English and Catalan/GSOC 2017
This page serves as a summary of all the work done in the English-Catalan pair during Google Summer of Code 2017. For a more detailed workplan of the project, please check this page.
The main goal of this project was to bring the apertium-eng-cat pair to a state where it can fully replace the old apertium-en-ca pair, which has become outdated and difficult to maintain.
Work has affected several areas of the English-Catalan pair. You can see a full list of commits and modified files here.
On the one hand, the bilingual dictionary has grown from 35,000 entries to more than 66,000. This is significantly higher than the initial goal of 59,000 entries thanks to supporting work done on automation, which has been very helpful. In addition to new entries (added from frequency lists and crossdics), entries broken due to tag changes have been fixed, and the dictionary has been reorganised and cleaned. The monolingual dictionaries have been reorganised too, so developers of other pairs using the English and Catalan dictionaries will notice improvements.

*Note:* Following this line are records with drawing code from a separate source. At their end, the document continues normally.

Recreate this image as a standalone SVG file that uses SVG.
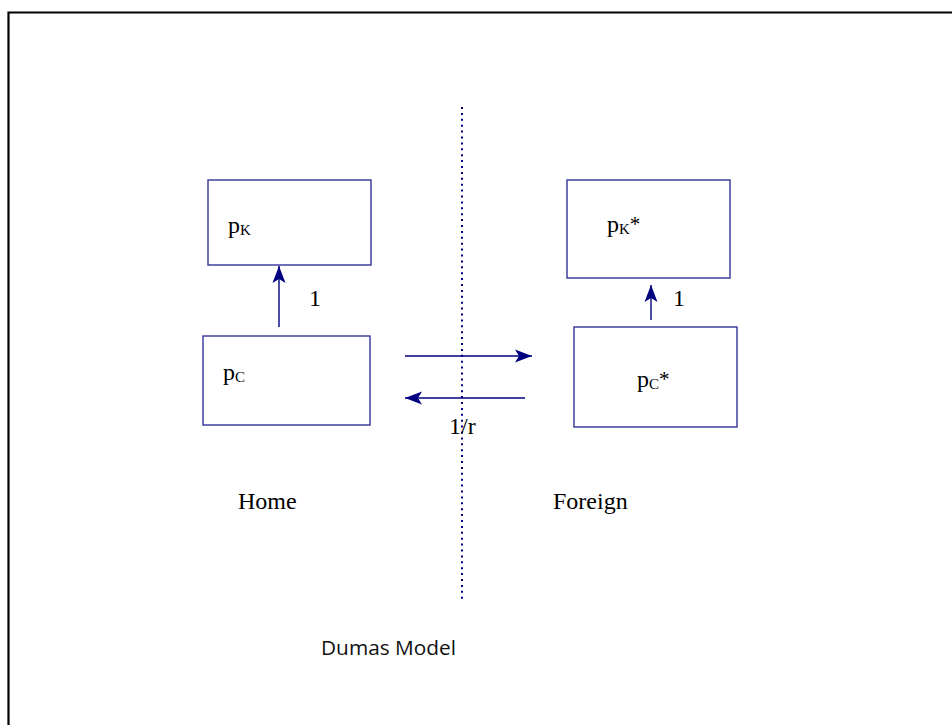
<svg xmlns="http://www.w3.org/2000/svg" width="952" height="725" viewBox="0 0 952 725">
  <style>
    .box { fill: #ffffff; stroke: #333399; stroke-width: 1.4; }
    .lbl { font-family: "Liberation Serif", "Times New Roman", serif; font-size: 24px; fill: #000000; }
    .sub { font-size: 15px; }
    .star { font-size: 21px; }
    .flow { stroke: #000080; stroke-width: 1.4; fill: none; marker-end: url(#head); }
    .caption { font-family: "Open Sans", "Liberation Sans", sans-serif; font-size: 19.5px; fill: #111111; }
  </style>
  <defs>
    <marker id="head" markerUnits="userSpaceOnUse" markerWidth="18" markerHeight="14" refX="17" refY="7" orient="auto">
      <path d="M0,0.5 L17,7 L0,13.5 L4,7 Z" fill="#000080"/>
    </marker>
  </defs>

  <rect width="952" height="725" fill="#ffffff"/>
  <!-- slide frame -->
  <path d="M8.5,735 L8.5,12.5 L960,12.5" fill="none" stroke="#000000" stroke-width="2.2"/>

  <!-- border between the two countries -->
  <line x1="462" y1="107" x2="462" y2="599" stroke="#000080" stroke-width="2" stroke-dasharray="2,3.9"/>

  <g id="home-capital">
    <rect class="box" x="208" y="180" width="163" height="85"/>
    <text class="lbl" x="228" y="233">p<tspan class="sub" dy="2">K</tspan></text>
  </g>

  <g id="foreign-capital">
    <rect class="box" x="567" y="180" width="163" height="98"/>
    <text class="lbl" x="607" y="232">p<tspan class="sub" dy="2">K</tspan><tspan class="star" dy="-3">*</tspan></text>
  </g>

  <g id="home-consumption">
    <rect class="box" x="203" y="336" width="167" height="89"/>
    <text class="lbl" x="223" y="380">p<tspan class="sub" dy="2">C</tspan></text>
  </g>

  <g id="foreign-consumption">
    <rect class="box" x="574" y="327" width="163" height="100"/>
    <text class="lbl" x="637" y="387">p<tspan class="sub" dy="2">C</tspan><tspan class="star" dy="-3">*</tspan></text>
  </g>

  <g id="connectors">
    <line class="flow" x1="279" y1="327" x2="279" y2="266"/>
    <line class="flow" x1="651" y1="320" x2="651" y2="285"/>
    <line class="flow" x1="405" y1="356" x2="532" y2="356"/>
    <line class="flow" x1="525" y1="398" x2="405" y2="398"/>
  </g>

  <g id="labels">
    <text class="lbl" x="309" y="306">1</text>
    <text class="lbl" x="673" y="306">1</text>
    <text class="lbl" x="449" y="434">1/r</text>
    <text class="lbl" x="238" y="509">Home</text>
    <text class="lbl" x="553" y="509">Foreign</text>
    <text class="caption" x="321" y="655" textLength="135" lengthAdjust="spacingAndGlyphs">Dumas Model</text>
  </g>
</svg>
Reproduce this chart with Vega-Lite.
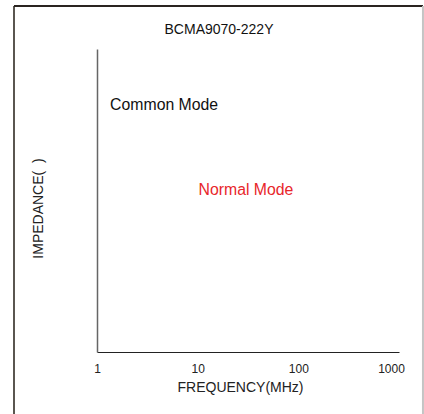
{
  "$schema": "https://vega.github.io/schema/vega-lite/v6.json",
  "autosize": "none",
  "width": 302,
  "height": 303,
  "padding": {"left": 97, "top": 49, "right": 25, "bottom": 62},
  "background": "white",
  "config": {
    "view": {"stroke": null},
    "font": "Liberation Sans"
  },
  "title": {
    "text": "BCMA9070-222Y",
    "fontSize": 14,
    "fontWeight": "normal",
    "font": "Liberation Sans",
    "color": "#111",
    "dx": -29,
    "offset": 0,
    "dy": 32
  },
  "datasets": {
    "labels": [
      {"label": "Common Mode", "freq": 1.35, "imp": 81.5},
      {"label": "Normal Mode", "freq": 10.2, "imp": 53.5}
    ],
    "border": [
      {"edge": "left", "x": 0.1498, "x2": 0.1498, "y": 114.2, "y2": -25},
      {"edge": "top", "x": 0.1498, "x2": 1730, "y": 114.2, "y2": 114.2},
      {"edge": "right", "x": 1730, "x2": 1730, "y": 114.2, "y2": -25}
    ]
  },
  "encoding": {
    "x": {
      "field": "freq",
      "type": "quantitative",
      "scale": {"type": "log", "domain": [1, 1000]},
      "axis": {
        "values": [1, 10, 100, 1000],
        "format": "d",
        "grid": false,
        "ticks": false,
        "domainColor": "#222",
        "domainWidth": 1,
        "labelFont": "Liberation Sans",
        "labelFontSize": 12,
        "labelColor": "#222",
        "labelPadding": 11,
        "labelFlush": false,
        "labelOffset": {"condition": {"test": "datum.value == 1000", "value": -8}, "value": 0},
        "title": "FREQUENCY(MHz)",
        "titleFont": "Liberation Sans",
        "titleFontSize": 14,
        "titleFontWeight": "normal",
        "titleColor": "#222",
        "titlePadding": 6,
        "titleX": 143
      }
    },
    "y": {
      "field": "imp",
      "type": "quantitative",
      "scale": {"domain": [0, 100], "nice": false},
      "axis": {
        "labels": false,
        "ticks": false,
        "grid": false,
        "domainColor": "#666",
        "domainWidth": 1.5,
        "title": "IMPEDANCE(\u00a0\u00a0)",
        "titleFont": "Liberation Sans",
        "titleFontSize": 14,
        "titleFontWeight": "normal",
        "titleColor": "#222",
        "titlePadding": 52,
        "titleY": 159
      }
    }
  },
  "layer": [
    {
      "data": {"name": "labels"},
      "mark": {"type": "text", "fontSize": 15.8, "font": "Liberation Sans", "align": "left", "baseline": "middle"},
      "encoding": {
        "text": {"field": "label"},
        "color": {
          "field": "label",
          "type": "nominal",
          "scale": {"domain": ["Common Mode", "Normal Mode"], "range": ["#111111", "#e8262b"]},
          "legend": null
        }
      }
    },
    {
      "data": {"name": "border"},
      "mark": {"type": "rule"},
      "encoding": {
        "x": {"field": "x", "type": "quantitative"},
        "x2": {"field": "x2"},
        "y": {"field": "y", "type": "quantitative"},
        "y2": {"field": "y2"},
        "stroke": {
          "field": "edge",
          "type": "nominal",
          "scale": {"domain": ["left", "top", "right"], "range": ["#5a5650", "#2a2420", "#c4c4c4"]},
          "legend": null
        },
        "strokeWidth": {
          "field": "edge",
          "type": "nominal",
          "scale": {"domain": ["left", "top", "right"], "range": [2, 2, 1.5]},
          "legend": null
        }
      }
    }
  ]
}
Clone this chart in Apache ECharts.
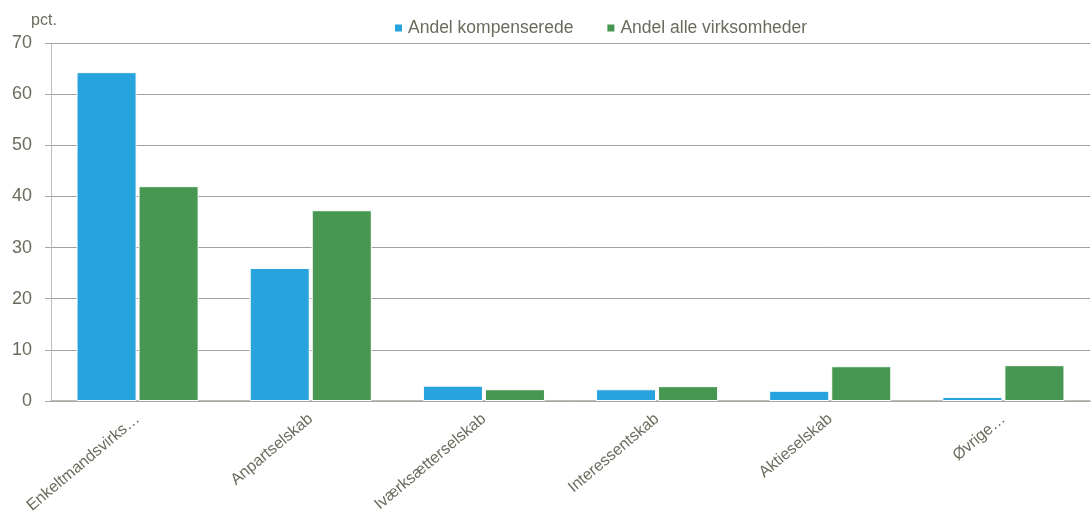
<!DOCTYPE html>
<html>
<head>
<meta charset="utf-8">
<script src="https://cdn.jsdelivr.net/npm/echarts@6/dist/echarts.min.js"></script>
<style>
html, body { margin: 0; padding: 0; background: #fff; }
#main { width: 1092px; height: 515px; }
</style>
</head>
<body>
<div id="main"></div>
<script>
var categories = ['Enkeltmandsvirks…', 'Anpartselskab', 'Iværksætterselskab', 'Interessentskab', 'Aktieselskab', 'Øvrige…'];
var kompenserede = [64.3, 26.0, 3.0, 2.3, 2.0, 0.8];
var alleVirksomheder = [42.0, 37.3, 2.3, 2.9, 6.8, 7.0];

var myChart = echarts.init(document.getElementById('main'));

myChart.setOption({
    animation: false,
    textStyle: { fontFamily: 'Liberation Sans, Arial, sans-serif' },
    legend: {
        top: 14,
        left: 388,
        itemWidth: 9,
        itemHeight: 9,
        itemGap: 32,
        icon: 'rect',
        textStyle: { color: '#6b6b5d', fontSize: 17.5 },
        data: ['Andel kompenserede', 'Andel alle virksomheder']
    },
    grid: { left: 51, right: 2, top: 43, bottom: 114, containLabel: false, outerBoundsMode: 'none' },
    xAxis: {
        type: 'category',
        data: categories,
        axisLine: { lineStyle: { color: '#a8a8a0', width: 1.5 } },
        axisTick: { show: false },
        axisLabel: {
            rotate: 40,
            interval: 0,
            color: '#6b6b5d',
            fontSize: 16,
            margin: 16
        }
    },
    yAxis: {
        type: 'value',
        min: 0,
        max: 70,
        interval: 10,
        name: 'pct.',
        nameGap: 14,
        nameTextStyle: { color: '#6b6b5d', fontSize: 16, align: 'center', padding: [0, 14, 0, 0] },
        axisLine: { show: true, lineStyle: { color: '#c0c0b8', width: 1 } },
        axisTick: { show: true, length: 6, lineStyle: { color: '#a8a8a0' } },
        axisLabel: { color: '#6b6b5d', fontSize: 18, margin: 19 },
        splitLine: { lineStyle: { color: '#a0a0a0', width: 1 } }
    },
    series: [{
        name: 'Andel kompenserede',
        type: 'bar',
        data: kompenserede,
        barGap: '3.3%',
        barCategoryGap: '29.5%',
        itemStyle: { color: '#27a3dd', borderColor: '#ffffff', borderWidth: 1 }
    }, {
        name: 'Andel alle virksomheder',
        type: 'bar',
        data: alleVirksomheder,
        itemStyle: { color: '#479651', borderColor: '#ffffff', borderWidth: 1 }
    }]
});
</script>
</body>
</html>
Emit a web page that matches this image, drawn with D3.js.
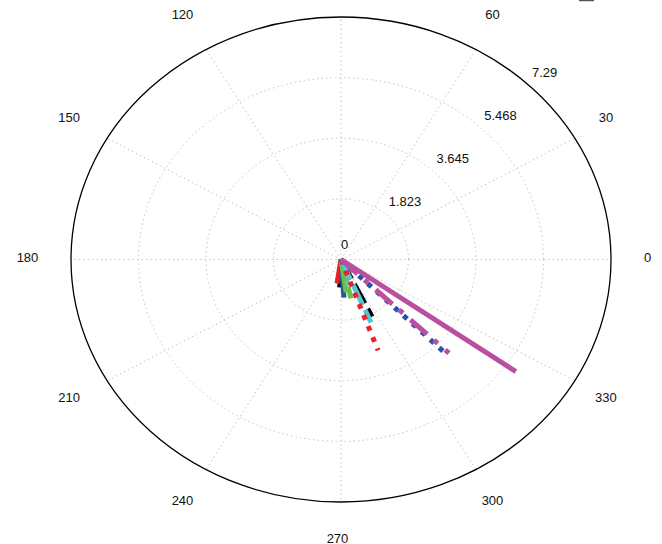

On the other hand, unexpected testvoc errors (over 7,000 for EN>CA and around 10,000 for CA>EN) prevent the pair from being released in trunk immediately after GSoC. However, the pair is mature enough to completely replace the old apertium-en-ca pair once it becomes "testvoc clean". There is also pending work regarding proper noun tags in Catalan (they lack gender and number), but this is mostly complete and there are only ~900 lemmas left to change before the fixes can be merged.
Transfer rules were (and still are) perhaps the most fragile component of this pair. The number of rules is quite high given the differences between the two languages, several rules take place through different transfer stages, and the code is quite convoluted. Work related to transfer rules has focused on code updates to ensure everything is applied correctly and some new rule additions, mostly related to verbs. The final WER/PER (51.08%/33.68%) is higher than expected, but it will surely improve once the pair is testvoc clean and proper nouns are corrected.
Thanks to the creation of the Lsx module, in parallel to this project, Apertium now has a powerful module to correctly analyse separable words. Given the importance of phrasal verbs in English, support for this module has been added to the English-Catalan pair, and it will surely improve translation quality in the future.
Tagger and CG
The English tagger had not been retrained since some time ago, and its accuracy had declined due to tag changes, so updating it was a priority. The English module now has a new tagger based on a perceptron (instead of Hidden Markov Models) that has reached a 90% tagging accuracy. In addition, new CG rules have been added to further improve disambiguation.
The lack of documentation regarding the language pair, the monolingual dictionaries or even the tagger has made me put an effort on documenting as many things as possible to help current and future Apertium developers and to define the current status of the different modules better. The most important work has been to build a catalogue of all the transfer rules and macros in the pair, but there is also new documentation about the dictionaries and guidelines to make team work easier:
In order to make pair development easier and faster, several bash scripts have been created and used. The most remarkable one is transfer_documentation.sh, which allows the user to create wikitables with a lot of information about transfer rules from data embedded into the rule files (T1X, T2X and T3X). There are other scripts that can help with dictionary entries too, specially with proper nouns, as they usually do not need obscure paradigms.
Given that these scripts may be very useful to other developers, they are now available in this repository.
Working with Apertium as part of Google Summer of Code has been an amazing experience. As a translator and not a professional programmer, there was a lot to learn at the beginning, but once I had become familiar with the file formats everything felt easier. Using the English-Catalan pair every day has made me see its pros and cons, as well as its importance. Even though it may never become a perfect translator, I am committed to keep working on it and improve it even more.
The most challenging aspect of this project was probably the lack of proper documentation and development guidelines, so I have tried my best to write documentation about the pair and other areas I have worked in (such as the perceptron tagger). Given that most new pairs depend on shared language modules, tidiness and organisation is crucial. Hopefully, this will not only improve the overall quality and robustness of pairs, but also make Apertium a better homeplace.